When I broke up with “R” I told him that I still wanted to be friends and here’s the weird things for everyone to understand, I actually meant it. At first we would still talk on the phone and he would still come over to my house with all my family and watch movies just like we use to the only difference was that we would actually watch the entire movie rather than sneaking off in between to get a little make out time for a while. ;)

Then we even tried going out on dates to maybe see if there was something still there but that was a bust. After I told him that I didn’t like who he had become and basically that he changed too much far beyond the possibility of reconciliation(in a much nicer way of course), he stopped calling and I got worried about him. So one day I called him to see how he was, it seemed like he didn’t want to talk to me and he told me as we were getting off the phone, if it would be a while before we talked again not to worry about him that he would be fine.

It had been a good while again so I decided to call him, this time when I ask him how he was doing he answered to my surprise that he was actually doing pretty good, really good. I asked him what happened and he said that he couldn’t tell me then, that he would tell later.

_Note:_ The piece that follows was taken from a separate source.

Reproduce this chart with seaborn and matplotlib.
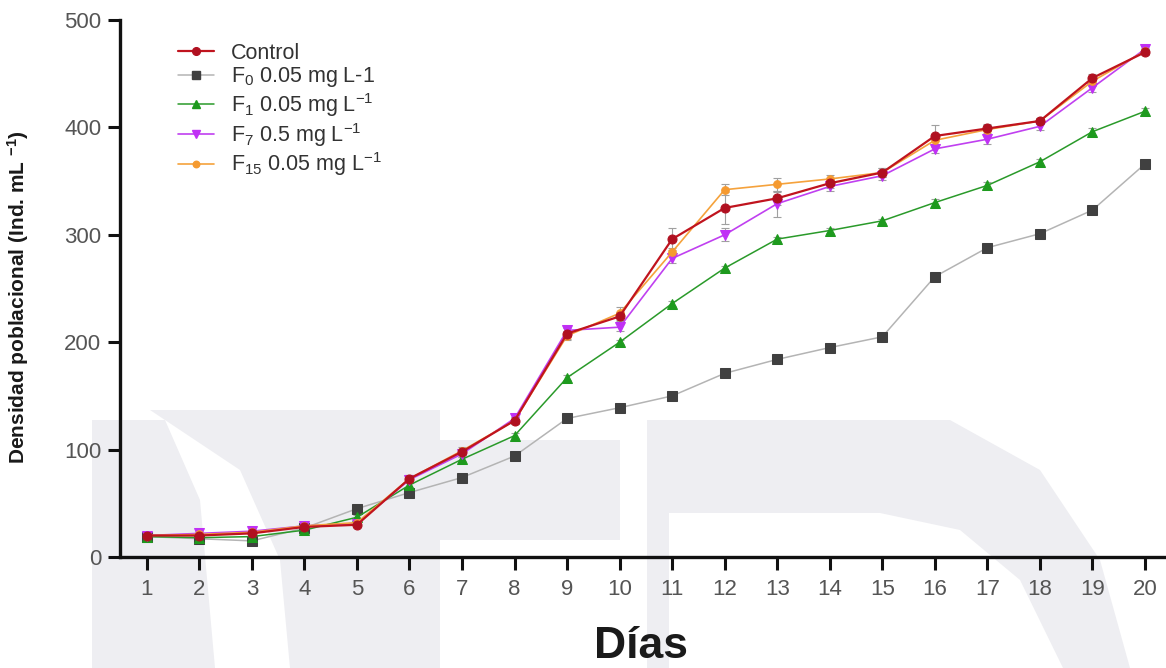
import numpy as np
import pandas as pd
import matplotlib
matplotlib.use("Agg")
import matplotlib.pyplot as plt
import seaborn as sns
from matplotlib.patches import Polygon
from matplotlib.lines import Line2D

# ---------------- data ----------------
days = list(range(1, 21))
control = [20, 20, 22, 28, 30, 73, 98, 127, 208, 224, 296, 325, 334, 348, 358, 392, 399, 406, 446, 470]
f0 = [19, 17, 15, 27, 45, 60, 74, 94, 129, 139, 150, 171, 184, 195, 205, 261, 288, 301, 323, 366]
f1 = [19, 18, 19, 25, 37, 67, 91, 113, 167, 200, 236, 269, 296, 304, 313, 330, 346, 368, 396, 415]
f7 = [20, 22, 24, 29, 31, 72, 96, 129, 211, 214, 278, 300, 329, 345, 355, 380, 389, 401, 437, 473]
f15 = [20, 21, 23, 29, 32, 73, 99, 127, 206, 227, 284, 342, 347, 352, 358, 388, 398, 406, 443, 471]

err_control = [2, 2, 2, 2, 2, 3, 3, 3, 5, 4, 10, 15, 6, 4, 4, 10, 4, 3, 4, 3]
err_f0 = [1, 1, 1, 1, 2, 2, 2, 2, 2, 2, 2, 2, 2, 2, 2, 3, 3, 3, 3, 3]
err_f1 = [1, 1, 1, 1, 2, 2, 2, 2, 2, 2, 2, 2, 2, 2, 2, 3, 3, 3, 3, 3]
err_f7 = [2, 2, 2, 2, 2, 3, 3, 3, 4, 4, 4, 6, 12, 4, 4, 4, 4, 3, 4, 3]
err_f15 = [2, 2, 2, 2, 2, 3, 3, 3, 4, 6, 4, 5, 6, 4, 4, 4, 4, 3, 4, 3]

labels = ["Control",
          r"F$_0$ 0.05 mg L-1",
          r"F$_1$ 0.05 mg L$^{-1}$",
          r"F$_7$ 0.5 mg L$^{-1}$",
          r"F$_{15}$ 0.05 mg L$^{-1}$"]
series = [control, f0, f1, f7, f15]
errors = [err_control, err_f0, err_f1, err_f7, err_f15]

colors = {labels[0]: "#C0141E", labels[1]: "#B4B4B4", labels[2]: "#2A9A2A",
          labels[3]: "#C040F0", labels[4]: "#F5A23C"}
mcolors = {labels[0]: "#B01020", labels[1]: "#404040", labels[2]: "#1E9A1E",
           labels[3]: "#C030F5", labels[4]: "#F59A30"}
markers = {labels[0]: "o", labels[1]: "s", labels[2]: "^", labels[3]: "v", labels[4]: "o"}
msizes = {labels[0]: 6.5, labels[1]: 6.5, labels[2]: 7, labels[3]: 7.5, labels[4]: 5.5}
lwidths = {labels[0]: 1.6, labels[1]: 1.1, labels[2]: 1.1, labels[3]: 1.2, labels[4]: 1.2}

rows = []
for lab, vals in zip(labels, series):
    for d, v in zip(days, vals):
        rows.append({"Día": d, "Densidad": v, "Tratamiento": lab})
df = pd.DataFrame(rows)

# draw order: control on top
draw_order = [labels[1], labels[2], labels[3], labels[4], labels[0]]

# ---------------- style ----------------
sns.set_style("white")
plt.rcParams["font.family"] = ["Liberation Sans", "DejaVu Sans"]
plt.rcParams["mathtext.fontset"] = "custom"
plt.rcParams["mathtext.rm"] = "Liberation Sans"
plt.rcParams["mathtext.it"] = "Liberation Sans"
plt.rcParams["mathtext.bf"] = "Liberation Sans:bold"

fig = plt.figure(figsize=(11.66, 6.68), dpi=100)
W, H = 1166, 668

def px(x, y):
    return (x / W, 1 - y / H)

# faint watermark shapes in the background
wm = "#eeeef2"
shapes = [
    [px(92, 420), px(165, 420), px(200, 500), px(215, 668), px(92, 668)],
    [px(150, 410), px(440, 410), px(440, 668), px(290, 668), px(280, 560), px(240, 470)],
    [px(440, 440), px(620, 440), px(620, 540), px(440, 540)],
    [px(647, 420), px(950, 420), px(1040, 470), px(1100, 560), px(1130, 668),
     px(1063, 668), px(1020, 580), px(960, 530), px(880, 513), px(669, 513), px(669, 668), px(647, 668)],
]
for s in shapes:
    fig.patches.append(Polygon(s, closed=True, transform=fig.transFigure,
                               facecolor=wm, edgecolor="none", zorder=-5))

ax = fig.add_axes([120 / W, 1 - 557 / H, (1166 - 120) / W, (557 - 20) / H])
ax.patch.set_alpha(0)
ax.set_zorder(1)

sns.lineplot(data=df, x="Día", y="Densidad", hue="Tratamiento", style="Tratamiento",
             hue_order=draw_order, style_order=draw_order,
             palette=colors, markers=markers, dashes=False, ax=ax, legend=False,
             zorder=3)

for line, lab in zip(ax.get_lines(), draw_order):
    line.set_markersize(msizes[lab])
    line.set_markerfacecolor(mcolors[lab])
    line.set_markeredgecolor(mcolors[lab])
    line.set_linewidth(lwidths[lab])

for lab, vals, err in zip(labels, series, errors):
    ax.errorbar(days, vals, yerr=err, fmt="none", ecolor="#A0A0A0",
                elinewidth=0.8, capsize=3, capthick=0.8, zorder=2)

ax.set_xlim(0.49, 20.4)
ax.set_ylim(0, 500)
ax.set_xticks(days)
ax.set_yticks([0, 100, 200, 300, 400, 500])

for side in ["top", "right"]:
    ax.spines[side].set_visible(False)
for side in ["left", "bottom"]:
    ax.spines[side].set_linewidth(2.4)
    ax.spines[side].set_color("#111111")

ax.tick_params(axis="both", which="major", direction="out", bottom=True, left=True,
               width=2.2, color="#111111", labelsize=16, labelcolor="#555555")
ax.tick_params(axis="x", length=9.5, pad=6)
ax.tick_params(axis="y", length=8.5, pad=5)

ax.set_xlabel("")
ax.set_ylabel("")
fig.text(18 / W, 1 - 297 / H, "Densidad poblacional (Ind. mL $^{\\mathbf{-1}}$)",
         rotation=90, ha="center", va="center", fontsize=15, fontweight="bold",
         color="#1a1a1a")
fig.text(641 / W, 1 - 646 / H, "Días", ha="center", va="center", fontsize=32,
         fontweight="bold", color="#1a1a1a")

handles = [Line2D([0], [0], color=colors[l], lw=lwidths[l], marker=markers[l],
                  markersize=msizes[l] * 0.85, markerfacecolor=mcolors[l],
                  markeredgecolor=mcolors[l]) for l in labels]
leg = ax.legend(handles, labels, loc="upper left", bbox_to_anchor=(0.055, 0.958),
                frameon=False, fontsize=15.5, handlelength=1.7, labelspacing=0.08,
                handletextpad=0.8, borderaxespad=0, borderpad=0)
for t in leg.get_texts():
    t.set_color("#333333")

fig.savefig("out.png", dpi=100)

Saturday I called him again when I was at my cousin’s house, “R’s” best friend, he said that he was helping a friend with a new roof so he would go over later. It started getting late and I thought that he wasn’t going but he did. He went to talk to my cousin in his room and after a while he came out and said he had to go. He then asked me if he could talk to me outside for a little bit, real quick, if I wanted to, of course I was curious so I went.

He told me that that he,” kind of met someone,” I thought that was great, I had no problem with it. I told him that it was good that he found someone and that I wasn’t upset with him. He seemed sad about telling and I’m not sure why, if he was happy with her(I don’t know her name) why was he so sad? Of course this didn’t dawn on me until much later after he left and I was feeling like I was in the greatest mood every in a long time. The reason for this, my first reaction was that I no longer had to feel guilty about how well Jordan and I are while “R” is still alone and depressed about our break up(I know, I was being selfish, I wasn’t completely happy for him only)

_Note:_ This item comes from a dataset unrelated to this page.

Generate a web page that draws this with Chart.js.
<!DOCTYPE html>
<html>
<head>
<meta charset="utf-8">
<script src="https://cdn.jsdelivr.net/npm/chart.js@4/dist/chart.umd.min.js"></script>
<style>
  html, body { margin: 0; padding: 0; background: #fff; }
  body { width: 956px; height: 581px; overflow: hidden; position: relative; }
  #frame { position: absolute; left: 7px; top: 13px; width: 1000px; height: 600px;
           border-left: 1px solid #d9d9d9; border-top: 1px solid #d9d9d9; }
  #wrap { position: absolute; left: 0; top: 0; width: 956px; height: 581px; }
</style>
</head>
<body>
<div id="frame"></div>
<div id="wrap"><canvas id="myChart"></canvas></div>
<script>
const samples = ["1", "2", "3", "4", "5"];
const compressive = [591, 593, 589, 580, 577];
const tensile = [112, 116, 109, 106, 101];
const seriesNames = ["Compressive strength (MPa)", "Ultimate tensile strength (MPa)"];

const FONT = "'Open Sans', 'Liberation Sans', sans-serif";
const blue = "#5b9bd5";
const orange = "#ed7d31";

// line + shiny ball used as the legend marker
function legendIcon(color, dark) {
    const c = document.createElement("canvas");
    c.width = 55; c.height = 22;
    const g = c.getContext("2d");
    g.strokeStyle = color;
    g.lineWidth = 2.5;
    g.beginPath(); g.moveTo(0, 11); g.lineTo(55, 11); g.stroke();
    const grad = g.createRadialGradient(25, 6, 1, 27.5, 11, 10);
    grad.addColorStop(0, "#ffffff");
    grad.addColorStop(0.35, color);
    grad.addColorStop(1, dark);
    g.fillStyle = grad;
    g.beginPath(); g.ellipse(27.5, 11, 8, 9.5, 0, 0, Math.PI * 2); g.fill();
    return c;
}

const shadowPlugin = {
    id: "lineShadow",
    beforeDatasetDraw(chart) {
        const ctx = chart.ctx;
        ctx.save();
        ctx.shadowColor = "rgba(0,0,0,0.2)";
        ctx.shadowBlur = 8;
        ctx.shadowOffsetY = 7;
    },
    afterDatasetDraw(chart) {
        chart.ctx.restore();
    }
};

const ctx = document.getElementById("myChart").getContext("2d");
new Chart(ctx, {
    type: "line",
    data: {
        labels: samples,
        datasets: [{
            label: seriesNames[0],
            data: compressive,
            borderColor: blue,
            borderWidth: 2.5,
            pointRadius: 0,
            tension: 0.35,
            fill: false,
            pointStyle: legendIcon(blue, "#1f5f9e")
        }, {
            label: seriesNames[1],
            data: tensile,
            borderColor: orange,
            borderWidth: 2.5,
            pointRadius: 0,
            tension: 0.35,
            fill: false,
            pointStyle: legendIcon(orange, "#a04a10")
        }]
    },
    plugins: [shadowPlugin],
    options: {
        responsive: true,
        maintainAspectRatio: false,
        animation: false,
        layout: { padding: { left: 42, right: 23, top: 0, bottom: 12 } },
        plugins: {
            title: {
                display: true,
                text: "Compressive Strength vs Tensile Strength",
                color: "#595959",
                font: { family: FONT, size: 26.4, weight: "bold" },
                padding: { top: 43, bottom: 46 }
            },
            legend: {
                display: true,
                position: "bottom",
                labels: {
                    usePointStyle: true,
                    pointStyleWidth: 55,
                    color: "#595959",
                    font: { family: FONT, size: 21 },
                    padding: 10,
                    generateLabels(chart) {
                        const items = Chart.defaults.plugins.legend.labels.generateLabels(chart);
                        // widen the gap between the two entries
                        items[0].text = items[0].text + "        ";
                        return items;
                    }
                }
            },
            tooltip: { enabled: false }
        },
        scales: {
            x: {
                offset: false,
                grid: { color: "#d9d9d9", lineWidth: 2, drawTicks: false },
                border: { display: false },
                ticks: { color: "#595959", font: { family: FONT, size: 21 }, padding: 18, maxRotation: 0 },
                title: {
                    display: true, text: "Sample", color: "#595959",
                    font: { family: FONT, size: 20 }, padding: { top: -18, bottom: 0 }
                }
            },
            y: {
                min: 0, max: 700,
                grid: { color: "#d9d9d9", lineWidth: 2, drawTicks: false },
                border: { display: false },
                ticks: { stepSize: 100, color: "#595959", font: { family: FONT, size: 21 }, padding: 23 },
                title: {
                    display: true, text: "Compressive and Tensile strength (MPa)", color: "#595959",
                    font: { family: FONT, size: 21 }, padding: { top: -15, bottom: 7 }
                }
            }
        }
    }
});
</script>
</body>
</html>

Well he told me that they met about a month before they got together and when they met things started out as just friends, not even that he said that he was trying to be an a** on purpose because he didn’t want to meet anyone and she still wanted to talk to him. Another thing, she had a boyfriend at the time. Does anyone see where I’m going with this, and why I’m still worried about “R”?

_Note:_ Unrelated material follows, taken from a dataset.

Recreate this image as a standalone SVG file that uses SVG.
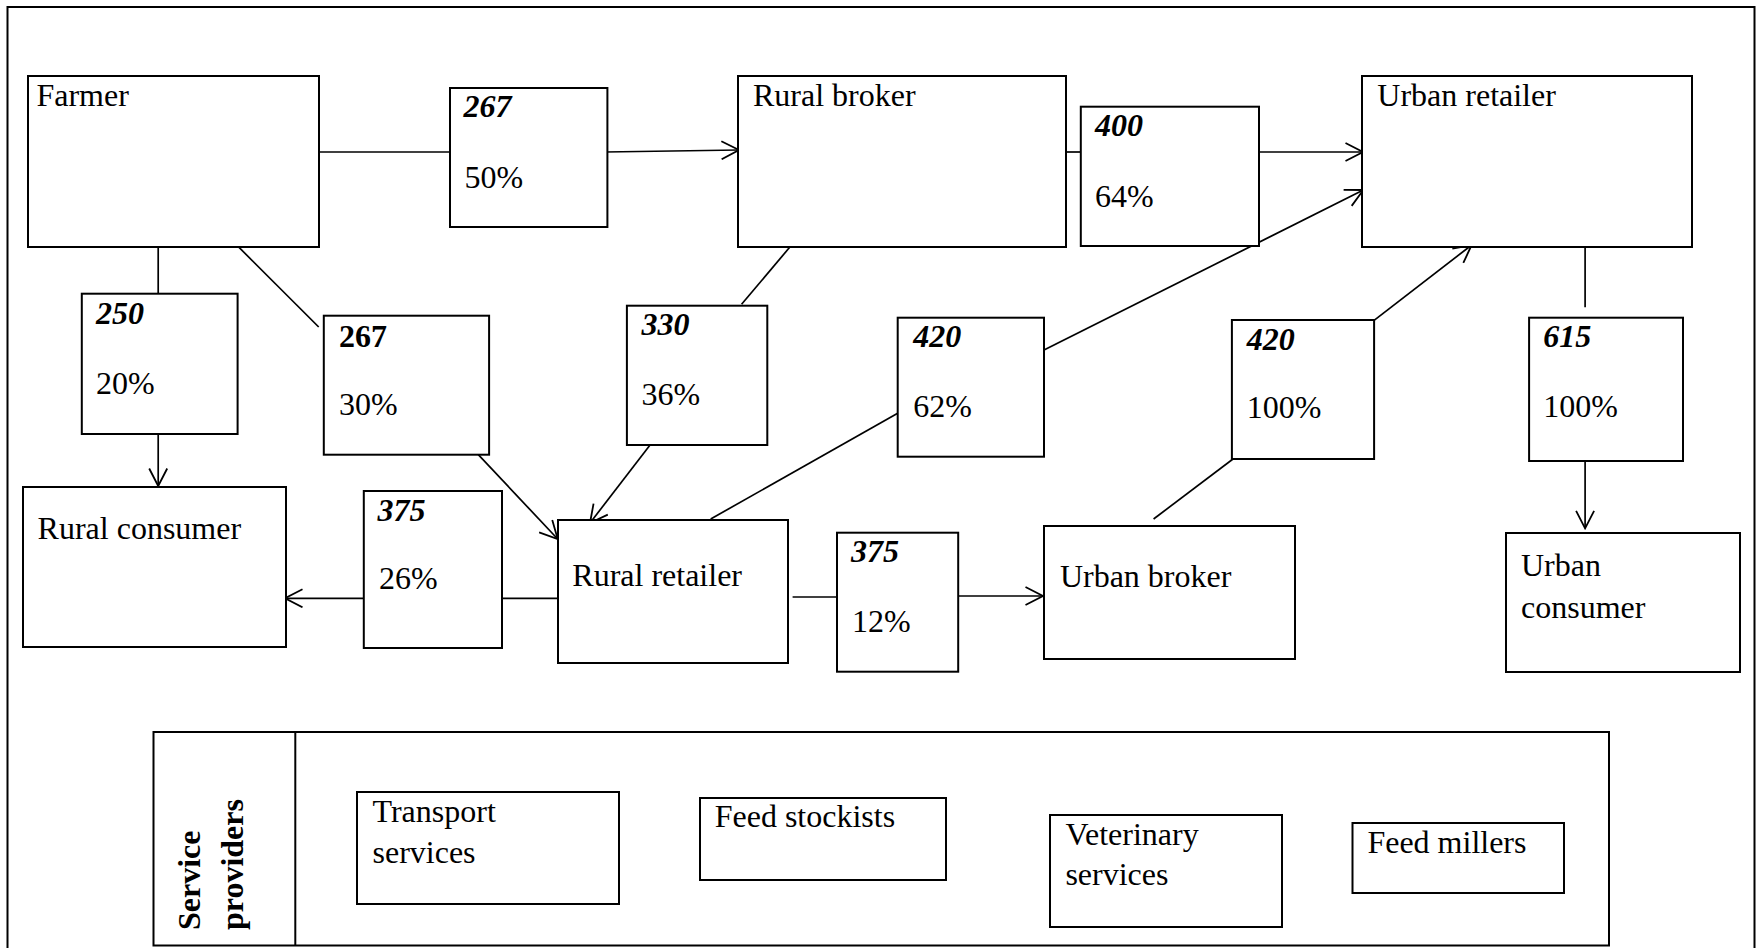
<svg xmlns="http://www.w3.org/2000/svg" width="1756" height="948" viewBox="0 0 1756 948">
<defs>
<style>
.box{fill:#fff;stroke:#000;stroke-width:2}
.ln{fill:none;stroke:#000;stroke-width:1.7}
.t{font-family:"Liberation Serif","Times New Roman",serif;font-size:32px;fill:#000}
.n{font-family:"Liberation Serif","Times New Roman",serif;font-size:32px;font-weight:bold;font-style:italic;fill:#000}
.nb{font-family:"Liberation Serif","Times New Roman",serif;font-size:32px;font-weight:bold;fill:#000}
</style>
<marker id="arr" markerUnits="userSpaceOnUse" viewBox="0 0 20 20" refX="18.5" refY="10" markerWidth="20" markerHeight="20" orient="auto">
<path d="M1,1 L18.5,10 L1,19" fill="none" stroke="#000" stroke-width="1.8"/>
</marker>
</defs>
<rect x="0" y="0" width="1756" height="948" fill="#fff"/>
<rect id="frame" x="7.5" y="7" width="1747" height="960" fill="none" stroke="#000" stroke-width="2"/>

<g id="connectors">
<line class="ln" x1="318.7" y1="152" x2="450" y2="152"/>
<line class="ln" x1="605" y1="152" x2="739" y2="150" marker-end="url(#arr)"/>
<line class="ln" x1="1066" y1="152" x2="1081" y2="152"/>
<line class="ln" x1="1253" y1="152" x2="1363" y2="152" marker-end="url(#arr)"/>
<line class="ln" x1="158.2" y1="244.3" x2="158.2" y2="295"/>
<line class="ln" x1="158.2" y1="432.3" x2="158.2" y2="486" marker-end="url(#arr)"/>
<line class="ln" x1="235.3" y1="243.7" x2="318.7" y2="327"/>
<line class="ln" x1="478.3" y1="454.7" x2="557.7" y2="539" marker-end="url(#arr)"/>
<line class="ln" x1="792.2" y1="244.3" x2="741.6" y2="304.3"/>
<line class="ln" x1="651.4" y1="443.3" x2="590" y2="523" marker-end="url(#arr)"/>
<line class="ln" x1="557.5" y1="598.3" x2="496.2" y2="598.3"/>
<line class="ln" x1="363" y1="598.3" x2="285" y2="598.3" marker-end="url(#arr)"/>
<line class="ln" x1="792.6" y1="597" x2="837" y2="597"/>
<line class="ln" x1="958" y1="596" x2="1043" y2="596" marker-end="url(#arr)"/>
<line class="ln" x1="710.7" y1="519" x2="897.7" y2="413.3"/>
<line class="ln" x1="1044" y1="350" x2="1363.3" y2="190" marker-end="url(#arr)"/>
<line class="ln" x1="1153.6" y1="519" x2="1238.3" y2="455"/>
<line class="ln" x1="1365" y1="327.3" x2="1471.7" y2="245" marker-end="url(#arr)"/>
<line class="ln" x1="1585.1" y1="246.7" x2="1585.1" y2="307.3"/>
<line class="ln" x1="1585.1" y1="455" x2="1585.1" y2="528.3" marker-end="url(#arr)"/>
</g>

<g id="farmer"><rect class="box" x="28" y="76" width="291" height="171"/><text class="t" x="36.4" y="106">Farmer</text></g>
<g id="rural-broker"><rect class="box" x="738" y="76" width="328" height="171"/><text class="t" x="753" y="106">Rural broker</text></g>
<g id="urban-retailer"><rect class="box" x="1362" y="76" width="330" height="171"/><text class="t" x="1377.3" y="106">Urban retailer</text></g>
<g id="rural-consumer"><rect class="box" x="23" y="487" width="263" height="160"/><text class="t" x="37.6" y="539.3">Rural consumer</text></g>
<g id="rural-retailer"><rect class="box" x="558" y="520" width="230" height="143"/><text class="t" x="572.3" y="586">Rural retailer</text></g>
<g id="urban-broker"><rect class="box" x="1044" y="526" width="251" height="133"/><text class="t" x="1059.9" y="587">Urban broker</text></g>
<g id="urban-consumer"><rect class="box" x="1506" y="533" width="234" height="139"/><text class="t" x="1521" y="576">Urban</text><text class="t" x="1521" y="618.3">consumer</text></g>

<g id="m-267-50"><rect class="box" x="450" y="88" width="157.4" height="139"/><text class="n" x="463.4" y="117.3">267</text><text class="t" x="464.6" y="187.7">50%</text></g>
<g id="m-250-20"><rect class="box" x="81.8" y="293.7" width="155.8" height="140.3"/><text class="n" x="96" y="324">250</text><text class="t" x="96" y="394.3">20%</text></g>
<g id="m-267-30"><rect class="box" x="323.8" y="315.7" width="165.3" height="139"/><text class="nb" x="339" y="346.7">267</text><text class="t" x="339" y="415">30%</text></g>
<g id="m-330-36"><rect class="box" x="626.9" y="305.7" width="140.4" height="139.3"/><text class="n" x="641.5" y="335">330</text><text class="t" x="641.5" y="405">36%</text></g>
<g id="m-420-62"><rect class="box" x="897.7" y="317.7" width="146.3" height="139"/><text class="n" x="913.2" y="346.7">420</text><text class="t" x="913.2" y="416.7">62%</text></g>
<g id="m-400-64"><rect class="box" x="1080.8" y="106.7" width="178.2" height="139.3"/><text class="n" x="1095" y="136">400</text><text class="t" x="1095" y="206.7">64%</text></g>
<g id="m-420-100"><rect class="box" x="1231.9" y="320" width="142.2" height="139"/><text class="n" x="1246.8" y="350">420</text><text class="t" x="1246.8" y="418.3">100%</text></g>
<g id="m-615-100"><rect class="box" x="1529.1" y="317.7" width="153.9" height="143.3"/><text class="n" x="1543.3" y="347.3">615</text><text class="t" x="1543.3" y="416.7">100%</text></g>
<g id="m-375-26"><rect class="box" x="363.8" y="491" width="138.2" height="157"/><text class="n" x="377.6" y="521">375</text><text class="t" x="379" y="589.3">26%</text></g>
<g id="m-375-12"><rect class="box" x="837" y="532.7" width="121.2" height="139"/><text class="n" x="851" y="561.7">375</text><text class="t" x="852" y="631.7">12%</text></g>

<g id="service-providers">
<rect class="box" x="153.5" y="732" width="1455.5" height="213.5"/>
<line x1="295.3" y1="732" x2="295.3" y2="945.5" stroke="#000" stroke-width="2"/>
<text class="nb" transform="translate(199.5,930) rotate(-90)">Service</text>
<text class="nb" transform="translate(243,930) rotate(-90)">providers</text>
</g>
<g id="transport"><rect class="box" x="357" y="792" width="262" height="112"/><text class="t" x="372.5" y="821.7">Transport</text><text class="t" x="372.5" y="863.3">services</text></g>
<g id="feed-stockists"><rect class="box" x="700" y="798" width="246" height="82"/><text class="t" x="714.7" y="826.7">Feed stockists</text></g>
<g id="veterinary"><rect class="box" x="1050" y="815" width="232" height="112"/><text class="t" x="1065.4" y="845">Veterinary</text><text class="t" x="1065.4" y="885">services</text></g>
<g id="feed-millers"><rect class="box" x="1352.5" y="823" width="211.5" height="70"/><text class="t" x="1367.4" y="852.7">Feed millers</text></g>
</svg>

I’m worried that they may both be using each other to get over their ex-relationships, anyone else thinking what I’m thinking, rebound? Another red flag for me was that he said that he talks about me and brings things up about me and things we did together(happy things), all the time and get this, so does she with her ex-boyfriend. Call me crazy, but that is not something that two people really truly happy with each other would do. I know that I don’t do that unless I’m trying to make a point about something, other than that the sad truth is that I hardly think about my ex-boyfriends including “R”.

That’s why I can’t shake the feeling that something’s not right here, why do I keep thinking about “R?” I know that I’m not jealous of his new girlfriend; I don’t want to get back with him even when I was by myself I was far happier than how things were going at the end of our relationship, off and on throughout our entire relationship(“R”). I really just care about “R” so much as a friend that I just don’t want to see him hurt and I’m afraid that if he’s in this relationship for all the wrong reasons, to get over me, than he will end up hurt; especially if I’m right about the whole thing being a rebound.

I don’t know what to do, I’m just so worried about “R” more than anything, now I have a new sense of guilt hanging over my shoulders, should I confront him about my worries or just let it be? If he get’s hurt and I said nothing, does that make me partly to blame for not talking to him about this fear of mine? Please post your comments, I need all the help I can get!